Сережа хлопал ресницами, вглядывался в мелкие строчки, но слезящиеся глаза в силах были разбирать одни лишь заголовки. 1фужащие голову запахи волна за волной отлетали от Ларисы Петровны, пробивались даже сквозь его забитый нос, когда она наклонялась, заглядывала в его недовольное лицо, утешала, что уже лучше, вот и корка вокруг губ, это значит — простуда выходит. Но все равно нужно врача, чтоб завтра же вызвал. Тараторя и раскладывая покупки, она, по своему обыкновению, изображала голосом и ужимками разных других людей, но все эти мимолетные люди имели сегодня одну общую черту — были радостно и суматошно возбуждены.
— А Салевич-то, Салевич — вообрази, чего выдумал! Чтоб всю пятую картину на одних тенях. Представляешь? Театр теней, только живых. Уже и экран сделали, и фонари. Моя тень огромная, во все полотно, а остальные все, как пигмеи, у моих ног. Даже самой жутко. Но хоть из зала не видно, и то хорошо. На меня ужасно зал действует, как током. Ты не замечал? Если смеются, то и меня смех разбирает, еле сдерживаюсь, правда, а если замрут — и я костенею. Ох, что-то будет! Салевич говорит, что так и надо, надо, чтоб была связь и кто кого перетянет. А вдруг они меня? Нет, ужасно. Но все равно, все равно! Такая сладкая эта отрава… Нет, ты не понимаешь. Думаешь, я тогда после премьеры тоже пьяная была? Да я ни рюмки не выпила — не могла. И все теперь, все — в институт я больше ни ногой. Ой, только не смотри так грозно. Хватит с меня этого вранья, надоело. Чего усмехаешься? Э-э, нет, в театре другое, вовсе не вранье, а… как бы это сказать… мистика, что ли… Непонятное колдовство. А там все понятно — понятно, что надо врать и зачем. Нет, не хочу.
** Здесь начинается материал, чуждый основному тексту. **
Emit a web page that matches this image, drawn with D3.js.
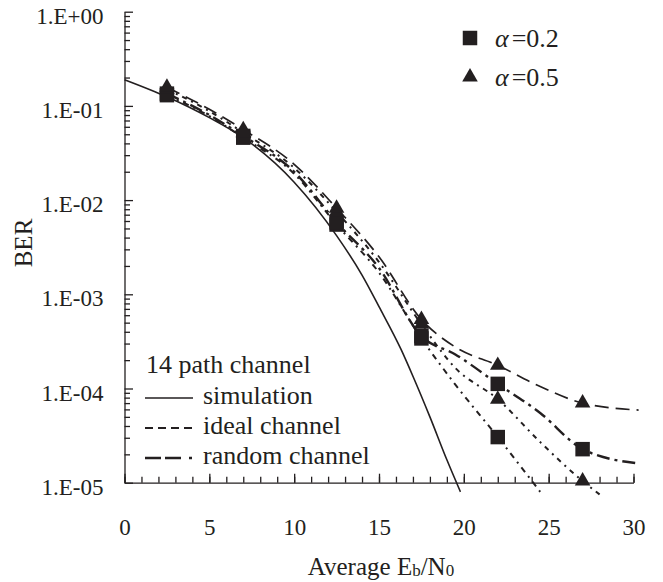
<!DOCTYPE html>
<html>
<head>
<meta charset="utf-8">
<script src="https://cdn.jsdelivr.net/npm/d3@7"></script>
<style>
  body { margin: 0; background: #fff; }
</style>
</head>
<body>
<div id="chart"></div>
<script>
// x positions of the markers (Eb/N0, dB)
const markerX = [2.5, 7, 12.5, 17.5, 22, 27];

// marker values, one list per series (null = off the chart)
const randomA05Marks = [0.158, 0.056, 0.0082, 5.4e-4, 1.76e-4, 7.0e-5];
const randomA02Marks = [0.135, 0.048, 0.0058, 3.6e-4, 1.12e-4, 2.27e-5];
const idealA05Marks  = [0.15, 0.052, 0.0075, 4.8e-4, 7.7e-5, 1.04e-5];
const idealA02Marks  = [0.13, 0.046, 0.0055, 3.4e-4, 3.05e-5, null];

// curves
const simX = [0, 2.5, 5, 7, 10, 12.5, 14, 15, 16.3, 17, 18, 19, 19.8];
const simY = [0.19, 0.125, 0.075, 0.046, 0.0155, 0.0042, 0.0016, 7.4e-4, 2.6e-4, 1.35e-4, 5e-5, 1.75e-5, 8e-6];

const randomA05X = [2.5, 5, 7, 10, 12.5, 15, 17.5, 19.5, 22, 24.5, 27, 30.3];
const randomA05Y = [0.158, 0.092, 0.056, 0.024, 0.0082, 0.0025, 5.4e-4, 2.75e-4, 1.76e-4, 1.05e-4, 7.0e-5, 5.9e-5];
const randomA02X = [2.5, 5, 7, 10, 12.5, 15, 17.5, 19.5, 22, 24.5, 27, 30.3];
const randomA02Y = [0.135, 0.08, 0.048, 0.02, 0.0058, 0.0019, 3.6e-4, 2.3e-4, 1.12e-4, 5.5e-5, 2.27e-5, 1.6e-5];
const idealA05X = [2.5, 5, 7, 10, 12.5, 15, 17.5, 19.5, 22, 24.5, 27, 28];
const idealA05Y = [0.15, 0.088, 0.052, 0.022, 0.0075, 0.0022, 4.8e-4, 1.65e-4, 7.7e-5, 2.7e-5, 1.04e-5, 7.5e-6];
const idealA02X = [2.5, 5, 7, 10, 12.5, 15, 17.5, 19.5, 22, 24.5];
const idealA02Y = [0.13, 0.078, 0.046, 0.019, 0.0055, 0.0017, 3.4e-4, 1.1e-4, 3.05e-5, 8e-6];

// tick labels
const xTickValues = [0, 5, 10, 15, 20, 25, 30];
const yTickValues = [1, 1e-1, 1e-2, 1e-3, 1e-4, 1e-5];
const yTickLabels = ["1.E+00", "1.E-01", "1.E-02", "1.E-03", "1.E-04", "1.E-05"];

const width = 663, height = 582;
const ink = "#231f20";
const serif = '"Liberation Serif", "Times New Roman", serif';

const svg = d3.select("#chart").append("svg")
  .attr("width", width)
  .attr("height", height)
  .attr("font-family", serif);

const x = d3.scaleLinear().domain([0, 30]).range([124.5, 633.5]);
const y = d3.scaleLog().domain([1e-5, 1]).range([482.7, 11.7]);

// x axis: minor ticks every unit, major every 5
svg.append("g")
  .attr("transform", `translate(0,${y(1e-5)})`)
  .call(d3.axisBottom(x).tickValues(d3.range(0, 31, 1)).tickSize(-6).tickSizeOuter(0).tickFormat(""))
  .call(g => g.selectAll("line,path").attr("stroke", ink).attr("stroke-width", 1.3));

svg.append("g")
  .attr("transform", `translate(0,${y(1e-5)})`)
  .call(d3.axisBottom(x).tickValues(xTickValues).tickSize(-9).tickSizeOuter(0).tickPadding(36))
  .call(g => g.attr("font-family", serif).attr("font-size", 23))
  .call(g => g.select(".domain").remove())
  .call(g => g.selectAll("line").attr("stroke", ink).attr("stroke-width", 1.3))
  .call(g => g.selectAll("text").attr("fill", ink));

// y axis: log minor ticks
const yMinor = [];
for (let e = -5; e < 0; e++) for (let k = 2; k <= 9; k++) yMinor.push(k * Math.pow(10, e));

svg.append("g")
  .attr("transform", `translate(${x(0)},0)`)
  .call(d3.axisLeft(y).tickValues(yMinor).tickSize(-5.5).tickSizeOuter(0).tickFormat(""))
  .call(g => g.selectAll("line,path").attr("stroke", ink).attr("stroke-width", 1.3));

svg.append("g")
  .attr("transform", `translate(${x(0)},0)`)
  .call(d3.axisLeft(y).tickValues(yTickValues).tickSize(-8.5).tickSizeOuter(0).tickPadding(21)
    .tickFormat((d, i) => yTickLabels[i]))
  .call(g => g.attr("font-family", serif).attr("font-size", 23))
  .call(g => g.select(".domain").remove())
  .call(g => g.selectAll("line").attr("stroke", ink).attr("stroke-width", 1.3))
  .call(g => g.selectAll("text").attr("dy", "0.5em").attr("fill", ink));

// axis titles
svg.append("text")
  .attr("transform", "translate(32,243) rotate(-90)")
  .attr("text-anchor", "middle")
  .attr("font-size", 25)
  .attr("fill", ink)
  .text("BER");

const xt = svg.append("text")
  .attr("x", 381).attr("y", 575)
  .attr("text-anchor", "middle")
  .attr("font-size", 25)
  .attr("fill", ink);
xt.append("tspan").text("Average E");
xt.append("tspan").attr("font-size", 17).attr("dy", 1).text("b");
xt.append("tspan").attr("dy", -1).text("/N");
xt.append("tspan").attr("font-size", 17).attr("dy", 1).text("0");

// curves
const line = d3.line()
  .x(d => x(d[0]))
  .y(d => y(d[1]))
  .curve(d3.curveMonotoneX);

const curves = [
  { xs: simX, ys: simY, dash: null, w: 1.6 },
  { xs: idealA02X, ys: idealA02Y, dash: "6,5,2,5", w: 2 },
  { xs: idealA05X, ys: idealA05Y, dash: "5,5,2,5", w: 2 },
  { xs: randomA02X, ys: randomA02Y, dash: "13,5,3,5", w: 2.4 },
  { xs: randomA05X, ys: randomA05Y, dash: "14,7", w: 1.7 }
];

svg.append("g").selectAll("path")
  .data(curves)
  .enter()
  .append("path")
  .attr("d", c => line(d3.zip(c.xs, c.ys)))
  .attr("fill", "none")
  .attr("stroke", ink)
  .attr("stroke-width", c => c.w)
  .attr("stroke-dasharray", c => c.dash);

// markers
const square = d3.symbol(d3.symbolSquare, 210);
const triangle = d3.symbol(d3.symbolTriangle, 105);

const markerSets = [
  { vals: idealA02Marks, sym: square },
  { vals: randomA02Marks, sym: square },
  { vals: idealA05Marks, sym: triangle },
  { vals: randomA05Marks, sym: triangle }
];

markerSets.forEach(s => {
  svg.append("g").selectAll("path")
    .data(markerX.map((mx, i) => [mx, s.vals[i]]).filter(d => d[1] != null))
    .enter()
    .append("path")
    .attr("d", s.sym)
    .attr("transform", d => `translate(${x(d[0])},${y(d[1])})`)
    .attr("fill", ink);
});

// legend, top right
const alphaLegend = [
  { sym: square, label: "=0.2", cy: 38 },
  { sym: triangle, label: "=0.5", cy: 77 }
];
alphaLegend.forEach(a => {
  svg.append("path").attr("d", a.sym).attr("transform", `translate(470,${a.cy})`).attr("fill", ink);
  const t = svg.append("text").attr("x", 495).attr("y", a.cy + 9).attr("font-size", 26).attr("fill", ink);
  t.append("tspan").attr("font-style", "italic").text("\u03b1");
  t.append("tspan").attr("dx", 3).text(a.label);
});

// legend, bottom left
svg.append("text").attr("x", 146).attr("y", 373).attr("font-size", 26).attr("fill", ink).text("14 path channel");
const lineLegend = [
  { label: "simulation", dash: null, w: 1.6, yy: 404 },
  { label: "ideal channel", dash: "8,5", w: 2, yy: 434 },
  { label: "random channel", dash: "16,4,16,8,3,6", w: 2.4, yy: 464 }
];
lineLegend.forEach(l => {
  svg.append("line")
    .attr("x1", 145).attr("x2", 193)
    .attr("y1", l.yy - 6).attr("y2", l.yy - 6)
    .attr("stroke", ink).attr("stroke-width", l.w)
    .attr("stroke-dasharray", l.dash);
  svg.append("text").attr("x", 203).attr("y", l.yy).attr("font-size", 26).attr("fill", ink).text(l.label);
});
</script>
</body>
</html>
— Сами не хотите, а меня гоните, — раздраженно сказал Сережа.
— Ну, ты — ты другое дело. Ты книжный, тебе там будет хорошо, а мне — тоска смертная.
— Кто же вы теперь? Беглая, да? Беглая студентка?
Его злило, что она пришла такая бойкая, ни на что не обиженная, и утешать ее сегодня явно не выйдет.